Obrazovanye
- Categories: Literary and education magazine
- Frequency: Weekly
- Founded: 1892
- Final issue: 1909
- Based in: Saint Petersburg, Russian Empire
- Language: Russian

= Obrazovanye =

Former Russian periodical

Obrazovanye (Образование, Education) was a Russian literary and educational magazine, published in Saint Petersburg in 1892–1909, a continuation of an earlier publication called Zhenskoye obrazovanye (Women's Education, 1876–1891).

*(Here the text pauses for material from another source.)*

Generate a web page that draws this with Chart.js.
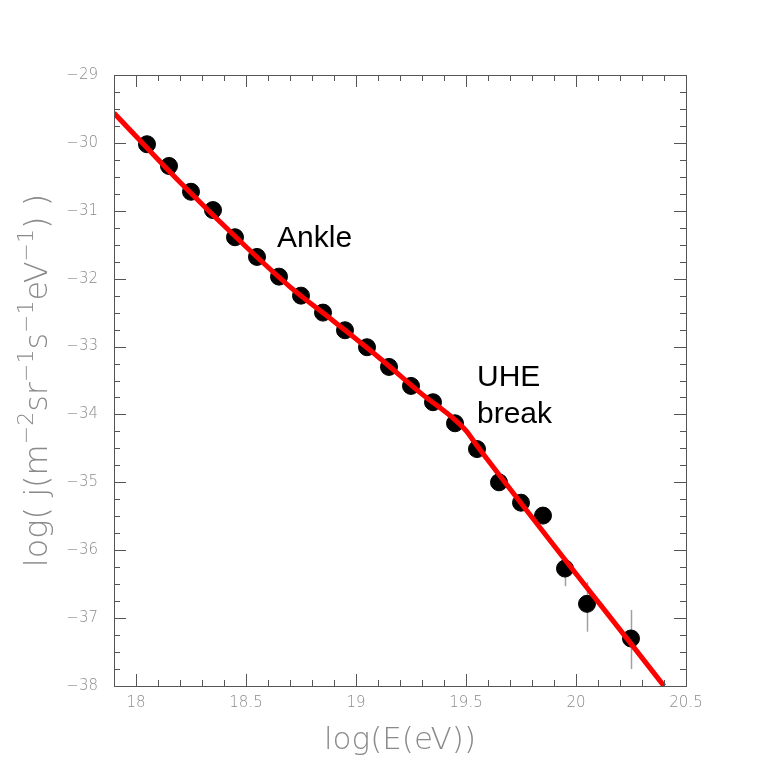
<!DOCTYPE html>
<html>
<head>
<meta charset="utf-8">
<script src="https://cdn.jsdelivr.net/npm/chart.js@4/dist/chart.umd.min.js"></script>
<style>
html,body{margin:0;padding:0;background:#fff;}
#wrap{width:763px;height:763px;}
</style>
</head>
<body>
<div id="wrap"><canvas id="c" width="763" height="763"></canvas></div>
<script>
// ---- data ----
const energy = [18.05,18.15,18.25,18.35,18.45,18.55,18.65,18.75,18.85,18.95,19.05,19.15,19.25,19.35,19.45,19.55,19.65,19.75,19.85,19.95,20.05,20.25];
const flux   = [-30.02,-30.34,-30.72,-30.99,-31.39,-31.68,-31.97,-32.25,-32.50,-32.76,-33.01,-33.30,-33.58,-33.82,-34.13,-34.51,-35.00,-35.30,-35.49,-36.27,-36.79,-37.30];
const errHigh = [null,null,null,null,null,null,null,null,null,null,null,null,null,null,null,null,null,null,null,-36.12,-36.47,-36.88];
const errLow  = [null,null,null,null,null,null,null,null,null,null,null,null,null,null,null,null,null,null,null,-36.53,-37.20,-37.75];
const fitX = [17.9,18.2,18.5,18.7,18.9,19.1,19.3,19.45,19.5,19.55,20.4];
const fitY = [-29.56,-30.58,-31.53,-32.12,-32.63,-33.15,-33.70,-34.08,-34.24,-34.46,-38.0];
const xTickValues = [18,18.5,19,19.5,20,20.5];
const yTickValues = [-38,-37,-36,-35,-34,-33,-32,-31,-30,-29];
const xTitle = 'log(E(eV))';
const yTitleParts = [['log( j(m',0],['−2',1],['sr',0],['−1',1],['s',0],['−1',1],['eV',0],['−1',1],[') )',0]];
const annotations = [
  {text:'Ankle', x:18.641, y:-31.53},
  {text:'UHE',   x:19.55, y:-33.58},
  {text:'break', x:19.55, y:-34.125}
];

const GRAY = '#8a8a8a';
const FRAME = '#555555';
const THIN = "'DejaVu Sans', sans-serif";

const framePlugin = {
  id:'frame',
  beforeDatasetsDraw(chart){
    const ctx = chart.ctx, xs = chart.scales.x, ys = chart.scales.y;
    ctx.save();
    ctx.strokeStyle = '#a0a0a0';
    ctx.lineWidth = 1.5;
    for (let i=0;i<energy.length;i++){
      if (errHigh[i]===null) continue;
      const px = Math.round(xs.getPixelForValue(energy[i]))+0.5;
      ctx.beginPath();
      ctx.moveTo(px, ys.getPixelForValue(errHigh[i]));
      ctx.lineTo(px, ys.getPixelForValue(errLow[i]));
      ctx.stroke();
    }
    ctx.restore();
  },
  afterDraw(chart){
    const ctx = chart.ctx, a = chart.chartArea, xs = chart.scales.x, ys = chart.scales.y;
    ctx.save();
    ctx.strokeStyle = FRAME;
    ctx.lineWidth = 1;
    ctx.strokeRect(Math.round(a.left)+0.5, Math.round(a.top)+0.5, Math.round(a.right-a.left), Math.round(a.bottom-a.top));
    ctx.beginPath();
    for (let k=179;k<=205;k++){
      const v = k/10;
      const px = Math.round(xs.getPixelForValue(v))+0.5;
      const len = (k%5===0) ? 12 : 6;
      ctx.moveTo(px, a.bottom); ctx.lineTo(px, a.bottom-len);
      ctx.moveTo(px, a.top); ctx.lineTo(px, a.top+len);
    }
    for (let k=-152;k<=-116;k++){
      const v = k/4;
      const py = Math.round(ys.getPixelForValue(v))+0.5;
      const len = (k%4===0) ? 12 : 6;
      ctx.moveTo(a.left, py); ctx.lineTo(a.left+len, py);
      ctx.moveTo(a.right, py); ctx.lineTo(a.right-len, py);
    }
    ctx.stroke();

    // annotations
    ctx.fillStyle = '#000';
    ctx.font = "30px 'Liberation Sans', Arial, sans-serif";
    ctx.textBaseline = 'alphabetic';
    ctx.textAlign = 'left';
    annotations.forEach(t=>{
      ctx.fillText(t.text, xs.getPixelForValue(t.x), ys.getPixelForValue(t.y));
    });

    // x title
    ctx.fillStyle = GRAY;
    ctx.font = "200 31px " + THIN;
    ctx.textAlign = 'center';
    ctx.textBaseline = 'middle';
    ctx.fillText(xTitle, (a.left+a.right)/2, 741);

    // y title with superscripts
    const big = "200 32px " + THIN, small = "200 22px " + THIN;
    let total = 0;
    yTitleParts.forEach(p=>{ ctx.font = p[1]?small:big; total += ctx.measureText(p[0]).width; });
    ctx.translate(47, (a.top+a.bottom)/2);
    ctx.rotate(-Math.PI/2);
    ctx.textAlign = 'left';
    ctx.textBaseline = 'alphabetic';
    let cx = -total/2;
    yTitleParts.forEach(p=>{
      ctx.font = p[1]?small:big;
      ctx.fillText(p[0], cx, p[1] ? -14 : 0);
      cx += ctx.measureText(p[0]).width;
    });
    ctx.restore();
  }
};

new Chart(document.getElementById('c'), {
  type:'scatter',
  data:{
    datasets:[
      {
        type:'line',
        data: fitX.map((x,i)=>({x:x, y:fitY[i]})),
        borderColor:'#ff0000',
        borderWidth:5,
        pointRadius:0,
        cubicInterpolationMode:'monotone',
        fill:false,
        order:0
      },
      {
        data: energy.map((x,i)=>({x:x, y:flux[i]})),
        backgroundColor:'#000',
        borderColor:'#000',
        pointRadius:8.5,
        pointHoverRadius:8.5,
        order:1
      }
    ]
  },
  options:{
    responsive:false,
    animation:false,
    devicePixelRatio:1,
    layout:{padding:{top:75,right:77,left:0,bottom:0}},
    plugins:{legend:{display:false},tooltip:{enabled:false}},
    scales:{
      x:{
        type:'linear', min:17.9, max:20.5,
        afterBuildTicks(s){ s.ticks = xTickValues.map(v=>({value:v})); },
        afterFit(s){ s.height = 77; },
        grid:{display:false, drawTicks:false},
        border:{display:false},
        ticks:{
          autoSkip:false, maxRotation:0, padding:8,
          color:GRAY, font:{family:THIN, size:15, weight:'200'},
          callback:(v)=>String(v)
        }
      },
      y:{
        type:'linear', min:-38, max:-29,
        afterBuildTicks(s){ s.ticks = yTickValues.map(v=>({value:v})); },
        afterFit(s){ s.width = 114; },
        grid:{display:false, drawTicks:false},
        border:{display:false},
        ticks:{
          autoSkip:false, padding:16,
          color:GRAY, font:{family:THIN, size:15, weight:'200'},
          callback:(v)=>'−'+Math.abs(v)
        }
      }
    }
  },
  plugins:[framePlugin]
});
</script>
</body>
</html>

It was edited originally by Vasily Sipovsky, who in 1896 was succeeded by Alexander Ostrogorsky.

In 1902 the literary section appeared in the magazine. Among the authors published by Obrazovaniye were Vikenty Veresayev, Aleksey Chapygin, Evgeny Chirikov, Semyon Yushkevich, Sergei Sergeyev-Tsensky, Mikhail Artsybashev, Anastasiya Verbitskaya and later Alexander Blok, Konstantin Balmont, Ivan Rukavishnikov, Dmitry Merezhkovsky, Zinaida Gippius.

In the early 1900s the journal, part of the Russian leftist press, published the works by such Bolshevik authors as Vladimir Frische, Anatoly Lunacharsky, Mikhail Olminsky, Vatslav Vorovsky (using the pseudonym P. Orlovsky) and Vladimir Lenin (fragments of "The Agrarian Questions and the Critics of Marx" appeared in the 1906, No.2 issue of Obrazovanye).

After the 1905 Revolution the magazine drifted to the center right, turned against both Lenin and Gorky, and the Bolshevik fraction advised its members to sever all ties with it.